Von Auburn nach Verna. Sterbende und blühende Dörfer in der anglo-amerikanischen Literatur des 18. Jahrhunderts

 

The Deserted Village (1770) umfasst 430 Verse in heroic couplets, paarweise gereimten jambischen Fünfhebern. In diesem langen Gedicht handelt Oliver Goldsmith vom Niedergang eines fiktiven, „Auburn“ genannten Dorfes, von der Auswanderung seiner Bewohner nach Amerika und vom Zusammenhang der Entvölkerung des Landes mit dem Luxus der Reichen, ihren Gärten, dem internationalen Handel und der Enclosure-Bewegung. Bereits in The Revolution in Low Life hatte er 1762 den durch den Earl of Harcourt veranlassten Abriss des bei London gelegenen Dorfes Nuneham Courtenay verurteilt. Es musste einem Landschaftspark weichen. Mit dem Aufstieg des Handelskapitalismus war eine Destabilisierung der politischen und moralischen Ordnung Englands verbunden, die in solchen Veränderungen der Landschaft sinnfällig wurde. Auf diese Krise der nationalen Identität reagiert der aus einem Dorf in Irland stammende Goldsmith im Sinne eines Tory-Konservatismus, der die alte Ordnung der ländlichen Gesellschaft verklärt: „Sweet Auburn, loveliest village of this plain“ (Goldsmith 1996, 287), wird als eine vorkapitalistische Gemeinschaft freier, politisch und ökonomisch unabhängiger Bürger geschildert, die ihr eigenes Land bewirtschaften und sich davon ernähren. Diese Darstellung entspricht der wohl ältesten ideologischen Besetzung des Dorfs im Sinne des klassischen Republikanismus. Die enge Verbindung von Landbau und Tugend ist seit der Antike topisch. Goldsmith, mit dieser Überlieferung wohl vertraut, greift Elemente der klassischen Pastoral- und Landdichtung auf, um das irrationale Konsumverhalten der neureichen Großgrundbesitzer seiner Zeit anzuklagen und vor dem Niedergang Englands zu warnen: „I see the rural virtues leave the land“ (Goldsmith 1996, 302). Die Behandlung des Motivs der Enteignung mag angeregt sein durch Vergils erste Ekloge, deutlicher ist jedoch der Bezug zu den Georgica, jenem Lehrgedicht, das die Landwirtschaft und die damit verbundenen Tugenden der Genügsamkeit, Frömmigkeit und Unabhängigkeit als Grundlage der Größe Roms Größe preist.

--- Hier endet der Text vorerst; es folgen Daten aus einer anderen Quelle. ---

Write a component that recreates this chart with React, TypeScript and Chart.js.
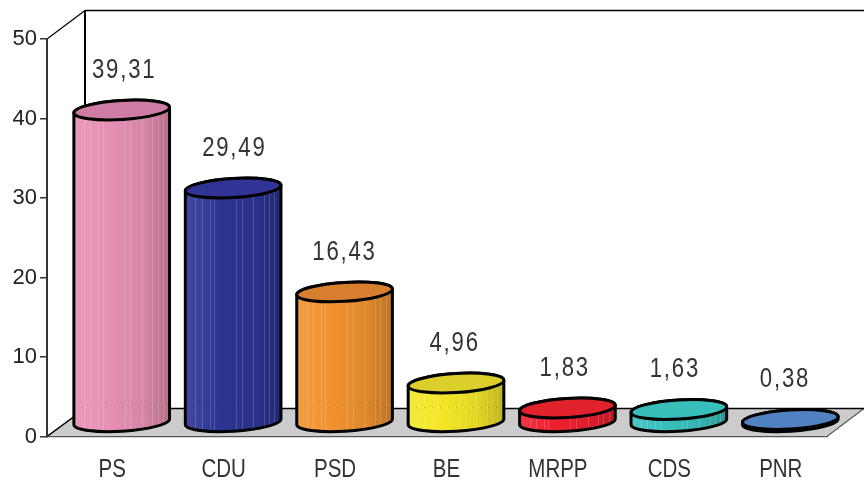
import React, { useEffect, useRef } from "react";
import { Chart, BarController, BarElement, CategoryScale, LinearScale } from "chart.js";

const categories = ["PS", "CDU", "PSD", "BE", "MRPP", "CDS", "PNR"];
const shareValues = [39.31, 29.49, 16.43, 4.96, 1.83, 1.63, 0.38];
const sideColors = ["#e690b5", "#2d3592", "#f0932f", "#f4e626", "#ee2030", "#38c0bc", "#2d4f86"];
const capColors = ["#cf7ca5", "#313494", "#d77f2e", "#dccf2c", "#e1212c", "#38bebb", "#4f81c3"];
const stripeFractions = [0.107, 0.17, 0.255, 0.3, 0.53, 0.59, 0.71, 0.82, 0.874, 0.93];

const DEPTH_X = 38;
const DEPTH_Y = 28;
const TILT = (-3.5 * Math.PI) / 180;
const CAP_RY = 9.5;
const DARK = "#333333";
const NARROW = 0.82;

function shade(hex: string, f: number) {
  const n = parseInt(hex.slice(1), 16);
  const c = [(n >> 16) & 255, (n >> 8) & 255, n & 255].map((v) =>
    Math.max(0, Math.min(255, Math.round(f >= 1 ? v + (255 - v) * (f - 1) : v * f)))
  );
  return `rgb(${c[0]},${c[1]},${c[2]})`;
}

class CylinderElement extends BarElement {
  static id = "cylinder";
  draw(ctx: CanvasRenderingContext2D) {
    const { x, y, base, width } = (this as any).getProps(["x", "y", "base", "width"], true);
    const opts = (this as any).options;
    const context = (this as any).$context;
    const cap = context.dataset.capColors[context.dataIndex];
    const cx = x + DEPTH_X / 2;
    const topY = y - DEPTH_Y / 2;
    const botY = base - DEPTH_Y / 2;
    const rx = width / 2;

    ctx.save();
    const path = new Path2D();
    path.ellipse(cx, botY, rx, CAP_RY, TILT, 0, Math.PI);
    path.ellipse(cx, topY, rx, CAP_RY, TILT, Math.PI, Math.PI * 2);
    path.closePath();

    const mid = opts.backgroundColor as string;
    const g = ctx.createLinearGradient(cx - rx, 0, cx + rx, 0);
    g.addColorStop(0, shade(mid, 1.1));
    g.addColorStop(0.35, mid);
    g.addColorStop(0.72, shade(mid, 0.93));
    g.addColorStop(1, shade(mid, 0.78));
    ctx.fillStyle = g;
    ctx.fill(path);

    ctx.save();
    ctx.clip(path);
    ctx.lineWidth = 1;
    ctx.strokeStyle = "rgba(255,255,255,0.17)";
    for (const f of stripeFractions) {
      const sx = Math.round(cx - rx + f * width) + 0.5;
      ctx.beginPath();
      ctx.moveTo(sx, topY - 12);
      ctx.lineTo(sx, botY + 12);
      ctx.stroke();
    }
    ctx.setLineDash([1, 7]);
    ctx.strokeStyle = "rgba(0,0,0,0.3)";
    ctx.beginPath();
    ctx.moveTo(cx - rx, base - DEPTH_Y);
    ctx.lineTo(cx + rx, base - DEPTH_Y);
    ctx.stroke();
    ctx.restore();

    ctx.lineWidth = 3;
    ctx.strokeStyle = "#000000";
    ctx.stroke(path);
    ctx.beginPath();
    ctx.ellipse(cx, topY, rx, CAP_RY, TILT, 0, Math.PI * 2);
    ctx.fillStyle = cap;
    ctx.fill();
    ctx.stroke();
    ctx.restore();
  }
}

class CylinderController extends BarController {
  static id = "cylinder";
  static defaults = { ...(BarController as any).defaults, dataElementType: "cylinder" };
  static overrides = (BarController as any).overrides;
}

class NarrowCategoryScale extends CategoryScale {
  static id = "narrowCategory";
  static defaults = (CategoryScale as any).defaults;
  drawLabels(area: any) {
    const ctx: CanvasRenderingContext2D = (this as any).ctx;
    for (const item of (this as any).getLabelItems(area)) {
      ctx.save();
      ctx.translate(item.options.translation[0], item.options.translation[1]);
      ctx.scale(NARROW, 1);
      ctx.font = item.font.string;
      ctx.fillStyle = item.options.color;
      ctx.textAlign = "center";
      ctx.textBaseline = item.options.textBaseline;
      ctx.fillText(item.label, 0, item.textOffset);
      ctx.restore();
    }
  }
}

const roomPlugin = {
  id: "room",
  beforeDraw(chart: any) {
    const { ctx, chartArea: a } = chart;
    const l = a.left, r = a.right, t = a.top, b = a.bottom;
    const bx = l + DEPTH_X, by = b - DEPTH_Y;
    ctx.save();
    ctx.beginPath();
    ctx.moveTo(l, b);
    ctx.lineTo(r, b);
    ctx.lineTo(r + DEPTH_X - 1, by);
    ctx.lineTo(bx, by);
    ctx.closePath();
    ctx.fillStyle = "#cccccc";
    ctx.fill();
    ctx.strokeStyle = "#555555";
    ctx.lineWidth = 1.2;
    ctx.stroke();
    ctx.strokeStyle = "#000000";
    ctx.lineWidth = 1.5;
    ctx.beginPath();
    ctx.moveTo(bx, by);
    ctx.lineTo(r + DEPTH_X, by);
    ctx.lineTo(r + DEPTH_X, t - DEPTH_Y - 0.5);
    ctx.lineTo(bx, t - DEPTH_Y - 0.5);
    ctx.stroke();
    ctx.lineWidth = 2;
    ctx.beginPath();
    ctx.moveTo(bx, t - DEPTH_Y - 0.5);
    ctx.lineTo(bx, by);
    ctx.stroke();
    ctx.lineWidth = 1.2;
    ctx.beginPath();
    ctx.moveTo(l, t);
    ctx.lineTo(bx, t - DEPTH_Y - 0.5);
    ctx.moveTo(l, b);
    ctx.lineTo(bx, by);
    ctx.stroke();
    ctx.restore();
  },
};

const valueLabelPlugin = {
  id: "valueLabels",
  afterDatasetsDraw(chart: any) {
    const { ctx } = chart;
    const meta = chart.getDatasetMeta(0);
    meta.data.forEach((bar: any, i: number) => {
      const text = shareValues[i].toFixed(2).replace(".", ",");
      ctx.save();
      ctx.translate(bar.x + DEPTH_X / 2 + 2.5 - 1.3 * i, bar.y - DEPTH_Y / 2 - 39.5);
      ctx.scale(NARROW, 1);
      ctx.font = "27px 'Liberation Sans'";
      (ctx as any).letterSpacing = "2.2px";
      ctx.fillStyle = DARK;
      ctx.textAlign = "center";
      ctx.textBaseline = "middle";
      ctx.fillText(text, 0, 0);
      ctx.restore();
    });
  },
};

Chart.register(NarrowCategoryScale as any, LinearScale, CylinderElement as any, CylinderController as any);

export default function App() {
  const ref = useRef<HTMLCanvasElement>(null);
  useEffect(() => {
    const chart = new Chart(ref.current!, {
      type: "cylinder" as any,
      data: {
        labels: categories,
        datasets: [
          {
            data: shareValues,
            backgroundColor: sideColors,
            capColors,
            barPercentage: 0.86,
            categoryPercentage: 1,
            clip: false,
          } as any,
        ],
      },
      options: {
        responsive: false,
        animation: false,
        events: [],
        layout: { padding: { top: 39, right: 37, left: 0, bottom: 0 } },
        plugins: { legend: { display: false }, tooltip: { enabled: false } } as any,
        scales: {
          x: {
            type: "narrowCategory",
            offset: true,
            afterFit: (s: any) => { s.height = 46.5; },
            grid: { display: false },
            border: { color: "#555555", width: 1.2 },
            ticks: {
              maxRotation: 0,
              autoSkip: false,
              padding: 11,
              labelOffset: 9.5,
              color: DARK,
              font: { family: "'Liberation Sans'", size: 25 },
            },
          },
          y: {
            type: "linear",
            min: 0,
            max: 50,
            afterFit: (s: any) => { s.width = 47; },
            grid: { drawOnChartArea: false, tickLength: 7, color: DARK, lineWidth: 1.5 },
            border: { color: DARK, width: 2 },
            ticks: {
              stepSize: 10,
              padding: 3,
              color: "#222222",
              font: { family: "'Liberation Sans'", size: 22 },
            },
          },
        },
      },
      plugins: [roomPlugin, valueLabelPlugin],
    } as any);
    return () => chart.destroy();
  }, []);
  return (
    <div style={{ position: "absolute", left: 0, top: 0, width: 864, height: 483, background: "#fff" }}>
      <canvas ref={ref} width={864} height={483} style={{ display: "block" }} />
    </div>
  );
}
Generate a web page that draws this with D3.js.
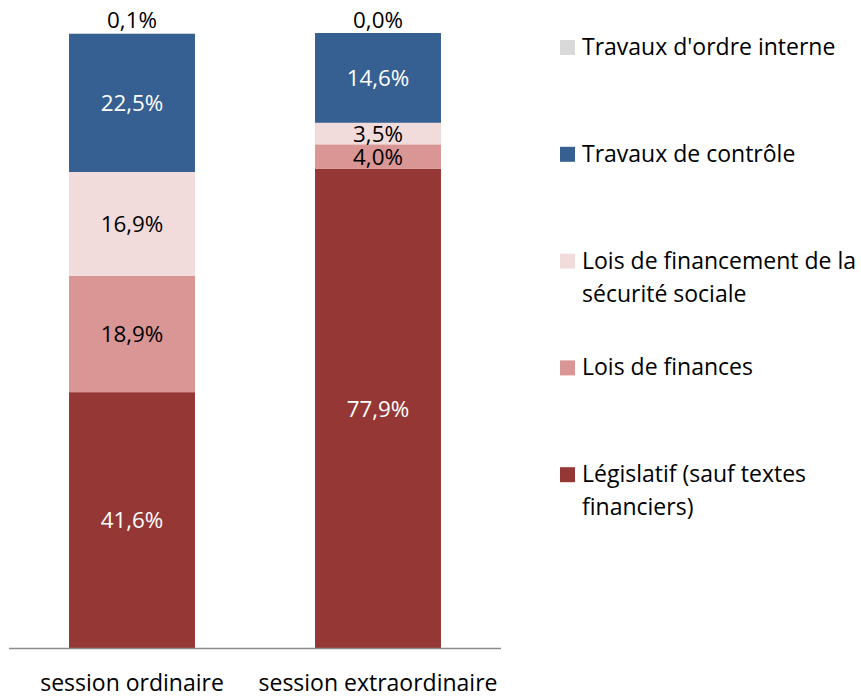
<!DOCTYPE html>
<html><head><meta charset="utf-8">
<script src="https://cdn.jsdelivr.net/npm/d3@7"></script>
<style>body{margin:0;background:#fff}svg{display:block}text{font-family:"Open Sans",sans-serif}</style>
</head><body>
<svg id="c" width="861" height="699"></svg>
<script>
const categories = ["session ordinaire", "session extraordinaire"];
const seriesNames = ["Législatif (sauf textes financiers)", "Lois de finances", "Lois de financement de la sécurité sociale", "Travaux de contrôle", "Travaux d'ordre interne"];
const legislatif = [41.6, 77.9];
const loisFinances = [18.9, 4.0];
const lfss = [16.9, 3.5];
const controle = [22.5, 14.6];
const interne = [0.1, 0.0];
const legendLines = [["Travaux d'ordre interne"], ["Travaux de contrôle"], ["Lois de financement de la", "sécurité sociale"], ["Lois de finances"], ["Législatif (sauf textes", "financiers)"]];

const colors = ["#953735", "#D99694", "#F2DCDB", "#376092", "#D9D9D9"];
const labelColors = ["#fff", "#000", "#000", "#fff", "#000"];
const values = [legislatif, loisFinances, lfss, controle, interne];

const svg = d3.select("#c");
const x = d3.scaleBand().domain(categories).range([9, 501]).paddingInner(0.488).paddingOuter(0.244);
const y = d3.scaleLinear().domain([0, 100]).range([648, 33]);

const rows = categories.map((c, i) => {
  const o = {cat: c};
  seriesNames.forEach((s, j) => o[s] = values[j][i]);
  return o;
});
const stack = d3.stack().keys(seriesNames)(rows);

const fmt = v => v.toFixed(1).replace(".", ",") + "%";

stack.forEach((layer, j) => {
  svg.append("g").selectAll("rect").data(layer).join("rect")
    .attr("x", d => x(d.data.cat))
    .attr("width", x.bandwidth())
    .attr("y", d => y(d[1]))
    .attr("height", d => y(d[0]) - y(d[1]))
    .attr("fill", colors[j]);
});

stack.forEach((layer, j) => {
  svg.append("g").selectAll("text").data(layer).join("text")
    .attr("x", d => x(d.data.cat) + x.bandwidth() / 2)
    .attr("y", d => j === seriesNames.length - 1 ? y(d[1]) - 13 : (y(d[0]) + y(d[1])) / 2)
    .attr("dy", "0.36em")
    .attr("text-anchor", "middle")
    .attr("font-size", 22.4)
    .attr("fill", j === seriesNames.length - 1 ? "#000" : labelColors[j])
    .text(d => fmt(d[1] - d[0]));
});

// axis
const xAxis = d3.axisBottom(x).tickSize(0);
const ax = svg.append("g").attr("transform", "translate(0,648)").call(xAxis);
ax.select(".domain").attr("stroke", "#8c8c8c").attr("stroke-width", 1.3).attr("d", "M9,0.5H501");
ax.selectAll("text").attr("y", 43).attr("dy", 0).attr("font-size", 23).attr("fill", "#000").attr("font-family", "Open Sans");

// legend
const legendOrder = [4, 3, 2, 1, 0];
const lg = svg.append("g");
legendOrder.forEach((si, k) => {
  const base = 55 + k * 106.8;
  lg.append("rect").attr("x", 560).attr("y", base - 15).attr("width", 15).attr("height", 15).attr("fill", colors[si]);
  legendLines[k].forEach((line, li) => {
    lg.append("text").attr("x", 582).attr("y", base + li * 33)
      .attr("font-size", 23).attr("fill", "#000").text(line);
  });
});
</script>
</body></html>
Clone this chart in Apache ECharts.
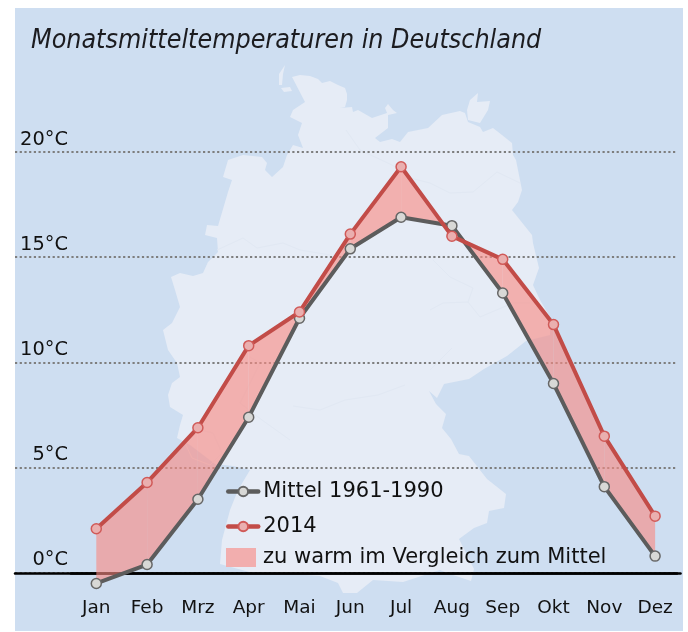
<!DOCTYPE html>
<html>
<head>
<meta charset="utf-8">
<title>Monatsmitteltemperaturen in Deutschland</title>
<script src="https://cdn.jsdelivr.net/npm/echarts@6/dist/echarts.min.js"></script>
<style>
  html, body { margin: 0; padding: 0; background: #fff; }
  #chart { width: 688px; height: 632px; }
</style>
</head>
<body>
<div id="chart"></div>
<script>
const months = ["Jan", "Feb", "Mrz", "Apr", "Mai", "Jun", "Jul", "Aug", "Sep", "Okt", "Nov", "Dez"]
const mittel = [-0.5, 0.4, 3.5, 7.4, 12.1, 15.4, 16.9, 16.5, 13.3, 9.0, 4.1, 0.8]
const werte2014 = [2.1, 4.3, 6.9, 10.8, 12.4, 16.1, 19.3, 16.0, 14.9, 11.8, 6.5, 2.7]
const yTicks = [0, 5, 10, 15, 20]

const nameMittel = "Mittel 1961-1990"
const name2014 = "2014"
const nameWarm = "zu warm im Vergleich zum Mittel"

// background silhouette (not data)
const mapOutline = [
  [292,77],[300,75],[310,76],[318,79],[322,83],[330,81],[338,85],[345,88],[347,94],[347,100],[345,107],[340,108],
  [352,107],[353,112],[358,110],[372,118],[387,113],[385,108],[388,104],[393,110],[397,113],[388,115],[388,128],
  [375,138],[380,142],[392,139],[400,142],[408,132],[428,128],[442,115],[460,111],[465,113],[468,122],[480,127],
  [483,132],[493,128],[502,135],[512,143],[513,155],[516,160],[522,190],[518,202],[512,210],[520,220],[532,235],
  [533,243],[539,268],[533,285],[540,300],[550,317],[550,335],[526,341],[507,356],[484,369],[469,379],[444,384],
  [437,398],[429,391],[436,404],[446,414],[442,428],[451,439],[459,454],[469,456],[487,479],[506,494],[504,508],
  [489,511],[487,523],[474,528],[459,539],[474,569],[471,581],[447,573],[440,570],[403,582],[373,580],[357,593],
  [343,593],[338,583],[320,576],[277,573],[253,573],[220,564],[222,540],[230,510],[238,490],[250,470],[233,466],
  [215,464],[190,445],[177,438],[180,425],[183,415],[170,407],[168,395],[172,383],[180,377],[177,363],[168,350],
  [163,330],[172,323],[180,307],[175,290],[171,277],[180,273],[193,276],[203,273],[208,262],[218,252],[217,238],
  [205,235],[207,225],[218,226],[228,192],[232,180],[223,177],[228,160],[243,155],[262,157],[267,163],[265,170],
  [272,177],[283,167],[287,155],[293,145],[303,148],[298,135],[302,123],[290,117],[293,110],[305,102]
]
const mapRuegen = [[467,110],[470,100],[478,93],[477,102],[490,101],[488,110],[480,123],[468,120]]
const mapSylt = [[279,85],[279,74],[285,65],[283,74],[282,85]]
const mapFoehr = [[281,88],[290,87],[292,91],[284,92]]
// faint inner borders of the states
const mapBorders = [
  [[430,183],[450,193],[473,192],[497,172],[520,183]],
  [[433,260],[450,277],[473,288],[468,302],[480,317],[513,303],[530,303]],
  [[430,310],[443,303],[468,302]],
  [[452,348],[430,370]],
  [[185,443],[192,458],[210,465],[222,453],[213,433],[200,430],[185,443]],
  [[217,250],[243,238],[257,248],[283,243],[300,250],[330,255]],
  [[250,357],[260,363],[250,383],[240,403],[262,420],[290,440]],
  [[293,406],[320,410],[345,400],[378,395],[405,385]],
  [[346,130],[360,150],[392,165],[410,178],[430,183]]
]

const myChart = echarts.init(document.getElementById("chart"))

function renderWarm(params, api) {
  const i = api.value(0)
  const a0 = api.value(1), a1 = api.value(2) // 2014
  const b0 = api.value(3), b1 = api.value(4) // Mittel
  let points = []
  const d0 = a0 - b0, d1 = a1 - b1
  if (d0 >= 0 && d1 >= 0) {
    points = [[i, a0], [i + 1, a1], [i + 1, b1], [i, b0]]
  } else {
    // lines cross inside this segment, only the warm part gets filled
    const t = d0 / (d0 - d1)
    const cross = [i + t, a0 + (a1 - a0) * t]
    points = d0 > 0 ? [[i, a0], cross, [i, b0]] : [cross, [i + 1, a1], [i + 1, b1]]
  }
  return {
    type: "polygon",
    shape: { points: points.map((p) => {
      // category coord only takes whole indexes, so go between neighbours
      const left = api.coord([Math.floor(p[0]), p[1]])
      const right = api.coord([Math.min(Math.floor(p[0]) + 1, months.length - 1), p[1]])
      const f = p[0] - Math.floor(p[0])
      return [left[0] + (right[0] - left[0]) * f, left[1]]
    }) },
    style: { fill: "rgba(249,138,131,0.62)" }
  }
}

const warmData = months.slice(0, -1).map((m, i) => [i, werte2014[i], werte2014[i + 1], mittel[i], mittel[i + 1]])

const mapElements = [mapOutline, mapRuegen, mapSylt, mapFoehr].map((points) => ({
  type: "polygon",
  z: -19,
  silent: true,
  shape: { points: points },
  style: { fill: "#e6ecf6" }
}))
const borderElements = mapBorders.map((points) => ({
  type: "polyline",
  z: -18,
  silent: true,
  shape: { points: points },
  style: { fill: null, stroke: "#e1e8f3", lineWidth: 1 }
}))

const option = {
  animation: false,
  backgroundColor: "#fff",
  textStyle: { fontFamily: "DejaVu Sans" },
  title: {
    text: "Monatsmitteltemperaturen in Deutschland",
    left: 31,
    top: 28,
    padding: 0,
    textStyle: { fontFamily: "DejaVu Sans Condensed", fontStyle: "italic", fontWeight: "normal", fontSize: 26.6, color: "#1c1c20" }
  },
  graphic: [
    { type: "rect", z: -20, silent: true, shape: { x: 15, y: 8, width: 668, height: 623 }, style: { fill: "#cedef1" } },
    ...mapElements,
    ...borderElements
  ],
  legend: [
    {
      orient: "vertical",
      left: 226,
      top: 481,
      padding: 0,
      itemGap: 14,
      itemWidth: 30,
      itemHeight: 12,
      lineStyle: { width: 4.5, cap: "round" },
      textStyle: { fontSize: 21, color: "#111", padding: [0, 0, 0, 0] },
      data: [{ name: nameMittel }, { name: name2014 }]
    },
    {
      orient: "vertical",
      left: 226,
      top: 547,
      padding: 0,
      itemWidth: 30,
      itemHeight: 19,
      textStyle: { fontSize: 21, color: "#111", padding: [0, 0, 0, 2] },
      data: [{ name: nameWarm, icon: "rect", itemStyle: { color: "#f2aeae" } }]
    }
  ],
  grid: [
    { left: 70.9, width: 609.6, top: 67.8, height: 610.4, outerBoundsMode: "none" },
    { left: 15, width: 662, top: 67.8, height: 610.4, outerBoundsMode: "none" }
  ],
  xAxis: [
    {
      type: "category",
      gridIndex: 0,
      data: months,
      offset: -105.2,
      axisLine: { onZero: false, lineStyle: { color: "#000", width: 2.5 } },
      axisTick: { show: false },
      axisLabel: { interval: 0, fontSize: 18.5, color: "#111", margin: 26 },
      splitLine: { show: false }
    },
    {
      type: "value",
      gridIndex: 1,
      min: 0,
      max: 1,
      offset: -105.2,
      axisLine: { onZero: false, lineStyle: { color: "#000", width: 2.5 } },
      axisTick: { show: false },
      axisLabel: { show: false },
      splitLine: { show: false }
    }
  ],
  yAxis: [
    { type: "value", gridIndex: 0, min: -5, max: 24, interval: 5, show: false },
    {
      type: "value",
      gridIndex: 1,
      min: -5,
      max: 24,
      interval: 5,
      axisLine: { show: false },
      axisTick: { show: false },
      axisLabel: {
        inside: true,
        margin: 53,
        align: "right",
        verticalAlign: "bottom",
        padding: [0, 0, 3, 0],
        fontSize: 19.4,
        color: "#111",
        formatter: (v) => (yTicks.includes(v) ? v + "°C" : "")
      },
      splitLine: {
        show: true,
        showMinLine: false,
        showMaxLine: false,
        lineStyle: { color: "#7e7e7e", width: 2, type: [2.2, 2.5] }
      }
    }
  ],
  series: [
    {
      name: nameWarm,
      type: "custom",
      xAxisIndex: 0,
      yAxisIndex: 0,
      z: 1,
      clip: false,
      renderItem: renderWarm,
      itemStyle: { color: "#f2aeae" },
      encode: { x: 0, y: 1 },
      data: warmData
    },
    {
      name: nameMittel,
      type: "line",
      xAxisIndex: 0,
      yAxisIndex: 0,
      z: 3,
      data: mittel,
      symbol: "circle",
      symbolSize: 10,
      showAllSymbol: true,
      lineStyle: { color: "#5c5c5c", width: 4 },
      itemStyle: { color: "#d8d8d6", borderColor: "#666", borderWidth: 1.5 }
    },
    {
      name: name2014,
      type: "line",
      xAxisIndex: 0,
      yAxisIndex: 0,
      z: 4,
      data: werte2014,
      symbol: "circle",
      symbolSize: 10,
      showAllSymbol: true,
      lineStyle: { color: "#c24c48", width: 4 },
      itemStyle: { color: "#eaafaf", borderColor: "#d05a58", borderWidth: 1.5 }
    }
  ]
}
myChart.setOption(option)

window.addEventListener("resize", () => {
  myChart.resize()
})
</script>
</body>
</html>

Auf der anderen Seite des atlantischen Ozeans wurde The Deserted Village ebenfalls viel gelesen; vor der Jahrhundertwende erschienen in den Vereinigten Staaten von Amerika nicht weniger als elf Ausgaben. 1794 ließ Timothy Dwight, zu dieser Zeit Pastor in Fairfield, Connecticut, ein Jahr später dann Präsident des Yale College, Greenfield Hill erscheinen, ein Langgedicht in sieben Büchern. Mit dem zweiten, betitelt „The Flourishing Village“, antwortet er auf Goldsmiths Klage. Dem englischen Dorf der Vergangenheit stellt Dwight das amerikanische der Gegenwart gegenüber: „Fair Verna! loveliest village oft the west“ (Dwight 1969, 397) – dabei hatte er offenbar die eigene Kirchengemeinde, sie hieß Greenfield Hill, vor Augen. Das alte Auburn findet demnach im neuenglischen Dorf seine Fortsetzung wie das englische im amerikanischen Imperium. Nach der siegreichen Revolution reklamieren die vormaligen Kolonien die republikanischen Tugenden freier Landleute und damit die Grundlage neuer imperialer Größe für sich.